Ça y est je marche sur l’eau !
Tel le prophète je m’avance sur l’océan.
Je défie la gravité qui devrait me faire sombrer dans les profondeurs limpides.
Un pas…puis un deuxième, le voyage est intense, l’équilibre précaire ! Chaque pas est un événement. La texture de l’eau solidifiée change sans arrêt et me surprend. Mon corps est à l’affût, mon oreille interne s’est déplacée sous la plante de mes pieds. L’appui se dérobe, la glace est là. Je perds une jambe dans l’eau devenue farine, je suis un homme tronc.
Le bruitage de mes pieds foulant le sol arctique m’interpelle. Croustillant, craquant, feutré, silencieux. Une symphonie de l’eau solide !
Impossible d’être discret.
Derrière moi la trace, le chemin de mes aventures pédestres, le sillage de mes pas sur l’étendue givrée.
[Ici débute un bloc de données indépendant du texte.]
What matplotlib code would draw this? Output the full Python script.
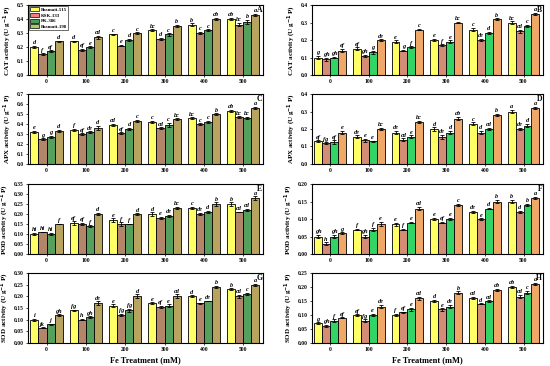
import numpy as np
import matplotlib
matplotlib.use("Agg")
import matplotlib.pyplot as plt

plt.rcParams['font.family'] = ['Liberation Serif', 'DejaVu Serif']
plt.rcParams['font.weight'] = 'bold'
plt.rcParams['mathtext.default'] = 'bf'

# treatments and cultivars
fe_levels = ['0', '100', '200', '300', '400', '500']
cultivars = ['Basmati-515', 'KSK-133', 'PK-386', 'Basmati-198']

# values per treatment group: [Basmati-515, KSK-133, PK-386, Basmati-198]
cat_a = [[0.20, 0.15, 0.17, 0.24], [0.24, 0.18, 0.20, 0.27], [0.29, 0.21, 0.25, 0.30],
         [0.32, 0.26, 0.29, 0.35], [0.36, 0.30, 0.32, 0.40], [0.40, 0.36, 0.38, 0.43]]
cat_a_err = [[0.008, 0.006, 0.007, 0.006], [0.006, 0.006, 0.005, 0.010], [0.006, 0.005, 0.008, 0.006],
             [0.007, 0.006, 0.008, 0.007], [0.010, 0.008, 0.006, 0.007], [0.008, 0.012, 0.014, 0.010]]
cat_a_let = [['d', 'f', 'ef', 'd'], ['d', 'ef', 'e', 'cd'], ['c', 'e', 'd', 'c'],
             ['bc', 'd', 'c', 'b'], ['b', 'c', 'c', 'ab'], ['ab', 'bc', 'b', 'a']]

cat_b = [[0.10, 0.09, 0.10, 0.14], [0.15, 0.11, 0.13, 0.20], [0.19, 0.14, 0.16, 0.26],
         [0.20, 0.17, 0.19, 0.30], [0.26, 0.20, 0.24, 0.32], [0.30, 0.25, 0.28, 0.35]]
cat_b_err = [[0.008, 0.008, 0.004, 0.008], [0.008, 0.004, 0.008, 0.004], [0.008, 0.005, 0.004, 0.005],
             [0.006, 0.006, 0.008, 0.005], [0.008, 0.006, 0.006, 0.005], [0.008, 0.008, 0.008, 0.007]]
cat_b_let = [['g', 'gh', 'gh', 'ef'], ['ef', 'gh', 'g', 'de'], ['e', 'g', 'f', 'c'],
             ['e', 'f', 'e', 'bc'], ['c', 'de', 'd', 'b'], ['bc', 'cd', 'c', 'a']]

apx_a = [[0.32, 0.25, 0.27, 0.33], [0.34, 0.30, 0.32, 0.36], [0.39, 0.31, 0.35, 0.43],
         [0.42, 0.36, 0.39, 0.45], [0.46, 0.40, 0.42, 0.50], [0.53, 0.47, 0.46, 0.56]]
apx_a_err = [[0.012, 0.006, 0.010, 0.012], [0.010, 0.008, 0.006, 0.020], [0.010, 0.008, 0.012, 0.010],
             [0.010, 0.008, 0.020, 0.008], [0.008, 0.006, 0.010, 0.006], [0.010, 0.008, 0.012, 0.012]]
apx_a_let = [['e', 'g', 'g', 'd'], ['f', 'ef', 'de', 'd'], ['cd', 'ef', 'd', 'c'],
             ['c', 'cd', 'c', 'bc'], ['bc', 'c', 'c', 'b'], ['ab', 'bc', 'bc', 'a']]

apx_b = [[0.13, 0.12, 0.125, 0.18], [0.155, 0.135, 0.13, 0.20], [0.18, 0.14, 0.155, 0.24],
         [0.20, 0.155, 0.18, 0.26], [0.23, 0.18, 0.20, 0.28], [0.30, 0.20, 0.22, 0.32]]
apx_b_err = [[0.006, 0.004, 0.010, 0.010], [0.008, 0.010, 0.004, 0.006], [0.008, 0.006, 0.008, 0.008],
             [0.010, 0.012, 0.010, 0.010], [0.008, 0.010, 0.006, 0.006], [0.008, 0.006, 0.008, 0.008]]
apx_b_let = [['ef', 'fg', 'ef', 'e'], ['de', 'e', 'e', 'bc'], ['de', 'cd', 'e', 'bc'],
             ['d', 'de', 'd', 'ab'], ['c', 'd', 'cd', 'b'], ['a', 'de', 'd', 'a']]

pod_a = [[0.10, 0.11, 0.10, 0.15], [0.155, 0.15, 0.14, 0.20], [0.17, 0.15, 0.15, 0.20],
         [0.20, 0.18, 0.19, 0.23], [0.23, 0.20, 0.21, 0.25], [0.25, 0.21, 0.22, 0.28]]
pod_a_err = [[0.006, 0.002, 0.006, 0.002], [0.008, 0.006, 0.004, 0.006], [0.008, 0.008, 0.002, 0.004],
             [0.008, 0.006, 0.006, 0.006], [0.006, 0.006, 0.006, 0.008], [0.008, 0.002, 0.006, 0.008]]
pod_a_let = [['hi', 'hi', 'hi', 'f'], ['ef', 'ef', 'f', 'd'], ['e', 'f', 'f', 'd'],
             ['d', 'e', 'de', 'bc'], ['c', 'de', 'd', 'b'], ['b', 'cd', 'cd', 'a']]

pod_b = [[0.05, 0.03, 0.05, 0.06], [0.07, 0.05, 0.07, 0.085], [0.085, 0.07, 0.09, 0.13],
         [0.10, 0.09, 0.10, 0.14], [0.12, 0.10, 0.13, 0.15], [0.15, 0.12, 0.14, 0.16]]
pod_b_err = [[0.004, 0.003, 0.004, 0.002], [0.002, 0.004, 0.004, 0.006], [0.004, 0.002, 0.002, 0.004],
             [0.004, 0.002, 0.004, 0.004], [0.004, 0.002, 0.002, 0.004], [0.004, 0.004, 0.004, 0.004]]
pod_b_let = [['gh', 'h', 'gh', 'g'], ['f', 'gh', 'f', 'e'], ['e', 'f', 'e', 'cd'],
             ['e', 'ef', 'e', 'c'], ['de', 'e', 'd', 'b'], ['b', 'd', 'b', 'a']]

sod_a = [[0.10, 0.065, 0.08, 0.12], [0.14, 0.10, 0.11, 0.17], [0.16, 0.12, 0.14, 0.20],
         [0.17, 0.155, 0.16, 0.20], [0.20, 0.17, 0.18, 0.24], [0.23, 0.20, 0.21, 0.25]]
sod_a_err = [[0.004, 0.002, 0.003, 0.003], [0.002, 0.002, 0.004, 0.008], [0.006, 0.004, 0.006, 0.008],
             [0.004, 0.004, 0.006, 0.008], [0.004, 0.002, 0.002, 0.004], [0.004, 0.006, 0.006, 0.004]]
sod_a_let = [['i', 'jk', 'j', 'gh'], ['fg', 'h', 'gh', 'de'], ['e', 'fg', 'fg', 'd'],
             ['e', 'ef', 'e', 'cd'], ['d', 'e', 'de', 'b'], ['b', 'cd', 'c', 'a']]

sod_b = [[0.07, 0.06, 0.08, 0.09], [0.10, 0.08, 0.10, 0.13], [0.10, 0.11, 0.12, 0.16],
         [0.15, 0.12, 0.13, 0.18], [0.16, 0.14, 0.15, 0.19], [0.20, 0.165, 0.18, 0.21]]
sod_b_err = [[0.004, 0.004, 0.004, 0.002], [0.002, 0.004, 0.004, 0.006], [0.004, 0.002, 0.006, 0.006],
             [0.004, 0.004, 0.006, 0.004], [0.004, 0.002, 0.002, 0.004], [0.004, 0.006, 0.006, 0.004]]
sod_b_let = [['g', 'gh', 'f', 'ef'], ['ef', 'fg', 'e', 'de'], ['f', 'ef', 'e', 'cd'],
             ['d', 'e', 'de', 'b'], ['cd', 'd', 'cd', 'ab'], ['ab', 'cd', 'c', 'a']]

left_colors = ['#FFFF66', '#B3866A', '#55A05C', '#B8A45E']
right_colors = ['#FFFF66', '#D48C76', '#33D466', '#F0A868']
legend_colors = ['#FFFF66', '#F08080', '#4E9A58', '#A8CC66']

panels = [
    ('CAT', cat_a, cat_a_err, cat_a_let, 0.5, 0.1, '%.1f', 'A'),
    ('CAT', cat_b, cat_b_err, cat_b_let, 0.4, 0.1, '%.1f', 'B'),
    ('APX', apx_a, apx_a_err, apx_a_let, 0.7, 0.1, '%.1f', 'C'),
    ('APX', apx_b, apx_b_err, apx_b_let, 0.4, 0.1, '%.1f', 'D'),
    ('POD', pod_a, pod_a_err, pod_a_let, 0.35, 0.05, '%.2f', 'E'),
    ('POD', pod_b, pod_b_err, pod_b_let, 0.20, 0.05, '%.2f', 'F'),
    ('SOD', sod_a, sod_a_err, sod_a_let, 0.30, 0.05, '%.2f', 'G'),
    ('SOD', sod_b, sod_b_err, sod_b_let, 0.25, 0.05, '%.2f', 'H'),
]

fig = plt.figure(figsize=(5.5, 3.66), dpi=100)

col_x = [(0.051, 0.427), (0.567, 0.420)]
row_y = [0.795, 0.552, 0.306, 0.063]
row_h = 0.191

x = np.arange(len(fe_levels))
w = 0.205

for i, (name, vals, errs, lets, ymax, step, fmt, tag) in enumerate(panels):
    r, c = divmod(i, 2)
    ax = fig.add_axes([col_x[c][0], row_y[r], col_x[c][1], row_h])
    vals = np.array(vals)
    errs = np.array(errs)
    colors = left_colors if c == 0 else right_colors
    for k in range(4):
        xs = x + (k - 1.5) * w
        ax.bar(xs, vals[:, k], w, color=colors[k], edgecolor='black', linewidth=0.6,
               yerr=errs[:, k], error_kw=dict(ecolor='black', elinewidth=0.6, capsize=1.2, capthick=0.6),
               label=cultivars[k])
        for j in range(len(x)):
            ax.text(xs[j], vals[j, k] + errs[j, k] + ymax * 0.01, lets[j][k],
                    ha='center', va='bottom', fontsize=4.5, style='italic', fontweight='bold')
    ax.set_xlim(-0.47, 5.5)
    ax.set_ylim(0, ymax)
    ax.set_yticks(np.arange(0, ymax + step / 2, step))
    ax.yaxis.set_major_formatter(matplotlib.ticker.FormatStrFormatter(fmt))
    ax.set_xticks(x)
    ax.set_xticklabels(fe_levels)
    ax.tick_params(labelsize=4, length=1.5, width=0.5, pad=1.5)
    for sp in ax.spines.values():
        sp.set_linewidth(0.8)
    ax.set_ylabel(name + r' activity (U g$^{-1}$ P)', fontsize=5, fontweight='bold', labelpad=2)
    ax.text(0.997, 0.985, tag, transform=ax.transAxes, ha='right', va='top',
            fontsize=5.5, fontweight='bold')
    if r == 3:
        ax.set_xlabel('Fe Treatment (mM)', fontsize=6, fontweight='bold', labelpad=3)
    if i == 0:
        handles = [plt.Rectangle((0, 0), 1, 1, facecolor=col, edgecolor='black', linewidth=0.5)
                   for col in legend_colors]
        leg = ax.legend(handles, cultivars, loc='upper left', fontsize=3.5, frameon=True, fancybox=False,
                        edgecolor='black', handlelength=1.8, handleheight=0.9, borderpad=0.25,
                        labelspacing=0.2, handletextpad=0.4, borderaxespad=0.2)
        leg.get_frame().set_linewidth(0.5)

fig.savefig('out.png', dpi=100)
Devant moi l’inconnu, le chemin à créer, à chaque instant.
Nulle direction particulière, l’objectif se dessine dans le présent.
Les reliefs se perdent sous le manteau neigeux. Les bosses et les creux se jouent de moi.
Je m’avance un peu plus et j’écris mon histoire. Une histoire en noir et blanc. Ou plutôt avec des noirs et des blancs. L’infinie nuance de ces deux teintes n’en finit plus de me surprendre. Ici ces deux non-couleurs se fractionnent en une palette d’une incroyable variété.
Et même les animaux ont pris les couleurs locales.
Corbeaux noirs et mouettes blanches.
Renards noirs et renards blancs.
Bruants noirs et blancs.
Eiders blancs et noirs.
La nature sait y faire !
Mon costume ne dépareille pas. Je me fonds dans le décor en espérant passer inaperçu.
Mais une tâche vient perturber ce film des années 20.
Mon pif est un phare, un phare du bout du monde ! Un point vif illuminant la banquise. Une exubérance qui fait de ma présence ici une monstruosité du pôle.